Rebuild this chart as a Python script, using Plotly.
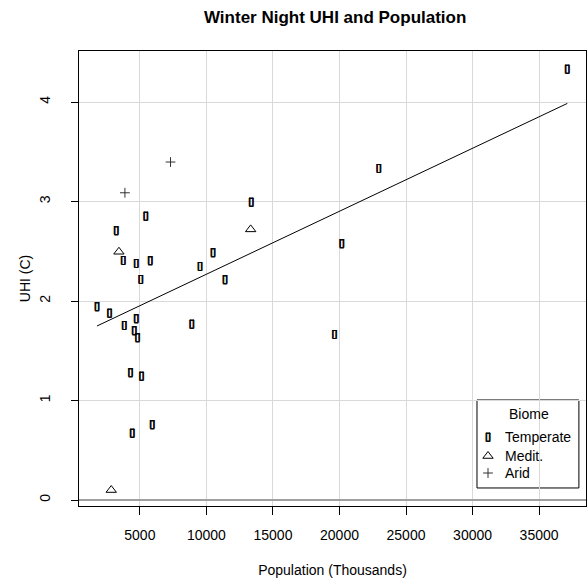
import numpy as np
import plotly.graph_objects as go

# Winter night urban heat island (UHI, deg C) versus city population (thousands)
temperate_pop = [1775, 2728, 3223, 3748, 3823, 4303, 4423, 4573, 4723, 4723, 4828,
                 5075, 5128, 5450, 5773, 5923, 8900, 9523, 10498, 11398, 13378,
                 19625, 20173, 22948, 37123]
temperate_uhi = [1.945, 1.88, 2.71, 2.41, 1.756, 1.28, 0.676, 1.705, 2.38, 1.822, 1.631,
                 2.218, 1.246, 2.857, 2.405, 0.757, 1.769, 2.349, 2.489, 2.214, 2.995,
                 1.665, 2.576, 3.334, 4.332]

medit_pop = [2848, 3425, 13325]
medit_uhi = [0.10, 2.495, 2.72]

arid_pop = [3875, 7303]
arid_uhi = [3.088, 3.397]

x_ticks = [5000, 10000, 15000, 20000, 25000, 30000, 35000]
y_ticks = [0, 1, 2, 3, 4]
biome_names = ["Temperate", "Medit.", "Arid"]

FONT = "Liberation Sans, Arial, sans-serif"
# narrow open rectangle glyph, strokes thickened with a small text shadow
RECT_FONT = dict(family="DejaVu Sans", size=11, color="black", weight="bold",
                 shadow="0.5px 0 0 #000, -0.5px 0 0 #000, 0 0.4px 0 #000, 0 -0.4px 0 #000")

# least-squares fit over all cities
all_pop = np.array(temperate_pop + medit_pop + arid_pop, dtype=float)
all_uhi = np.array(temperate_uhi + medit_uhi + arid_uhi, dtype=float)
slope, intercept = np.polyfit(all_pop, all_uhi, 1)
fit_x = np.array([all_pop.min(), all_pop.max()])
fit_y = intercept + slope * fit_x

fig = go.Figure()

fig.add_trace(go.Scatter(x=fit_x, y=fit_y, mode="lines",
                         line=dict(color="black", width=1), showlegend=False,
                         hoverinfo="skip"))

fig.add_trace(go.Scatter(x=temperate_pop, y=temperate_uhi, mode="text",
                         text=["\u25af"] * len(temperate_pop), textfont=RECT_FONT,
                         name=biome_names[0], showlegend=False))

fig.add_trace(go.Scatter(x=medit_pop, y=medit_uhi, mode="markers",
                         marker=dict(symbol="triangle-up-open", size=9,
                                     color="black", line=dict(width=1, color="black")),
                         name=biome_names[1], showlegend=False))

fig.add_trace(go.Scatter(x=arid_pop, y=arid_uhi, mode="markers",
                         marker=dict(symbol="cross-thin-open", size=7,
                                     color="#333333", line=dict(width=1, color="#333333")),
                         name=biome_names[2], showlegend=False))

# legend drawn in a 0..1 overlay frame
leg_sym_x = 0.8067
leg_rows_y = [0.1516, 0.1099, 0.0725]
leg_text_x = 0.836

fig.add_trace(go.Scatter(x=[leg_sym_x], y=[leg_rows_y[0]], mode="text", text=["\u25af"],
                         textfont=RECT_FONT,
                         xaxis="x2", yaxis="y2", showlegend=False, hoverinfo="skip"))
fig.add_trace(go.Scatter(x=[leg_sym_x], y=[leg_rows_y[1]], mode="markers",
                         marker=dict(symbol="triangle-up-open", size=9, color="black",
                                     line=dict(width=1, color="black")),
                         xaxis="x2", yaxis="y2", showlegend=False, hoverinfo="skip"))
fig.add_trace(go.Scatter(x=[leg_sym_x], y=[leg_rows_y[2]], mode="markers",
                         marker=dict(symbol="cross-thin-open", size=7, color="#333333",
                                     line=dict(width=1, color="#333333")),
                         xaxis="x2", yaxis="y2", showlegend=False, hoverinfo="skip"))

annotations = [dict(x=0.8876, y=0.2022, xref="paper", yref="paper", text="Biome",
                    showarrow=False, xanchor="center", yanchor="middle",
                    font=dict(family=FONT, size=14, color="black"))]
for name, yy in zip(biome_names, leg_rows_y):
    annotations.append(dict(x=leg_text_x, y=yy, xref="paper", yref="paper", text=name,
                            showarrow=False, xanchor="left", yanchor="middle",
                            font=dict(family=FONT, size=14, color="black")))

fig.update_layout(
    width=587, height=583,
    margin=dict(l=79, r=1, t=51, b=77),
    paper_bgcolor="white", plot_bgcolor="white",
    font=dict(family=FONT, size=14, color="black"),
    title=dict(text="<b>Winter Night UHI and Population</b>", x=0.571, y=0.971,
               xanchor="center", yanchor="middle",
               font=dict(family=FONT, size=17, color="black")),
    xaxis=dict(range=[425, 38525], tickvals=x_ticks, ticktext=[str(v) for v in x_ticks],
               ticks="outside", ticklen=8,
               tickcolor="black", showline=True, linecolor="black", linewidth=1,
               mirror=True, showgrid=True, gridcolor="#d9d9d9", gridwidth=1,
               zeroline=False, ticklabelstandoff=8, tickfont=dict(size=14),
               title=dict(text="Population (Thousands)", standoff=23,
                          font=dict(family=FONT, size=14))),
    yaxis=dict(range=[-0.0603, 4.513], tickvals=y_ticks, ticktext=[str(v) for v in y_ticks],
               ticks="outside", ticklen=7,
               tickcolor="black", tickangle=-90, showline=True, linecolor="black",
               linewidth=1, mirror=True, showgrid=True, gridcolor="#d9d9d9", gridwidth=1,
               zeroline=True, zerolinecolor="#a0a0a0", zerolinewidth=2,
               ticklabelstandoff=15, tickfont=dict(size=14),
               title=dict(text="UHI (C)", standoff=3, font=dict(family=FONT, size=14))),
    xaxis2=dict(overlaying="x", range=[0, 1], visible=False),
    yaxis2=dict(overlaying="y", range=[0, 1], visible=False),
    shapes=[dict(type="rect", xref="paper", yref="paper", x0=0.785, x1=0.986,
                 y0=0.0396, y1=0.233, line=dict(color="black", width=1),
                 fillcolor="white", layer="between")],
    annotations=annotations,
)

fig.write_html("out.html")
====
# REQUIREMENT
Without the pictures, please reproduce each line of the listing above exactly, from the first one through the line bearing "import plotly.graph_objects as go".

# REPLY
Rebuild this chart as a Python script, using Plotly.
import numpy as np
import plotly.graph_objects as go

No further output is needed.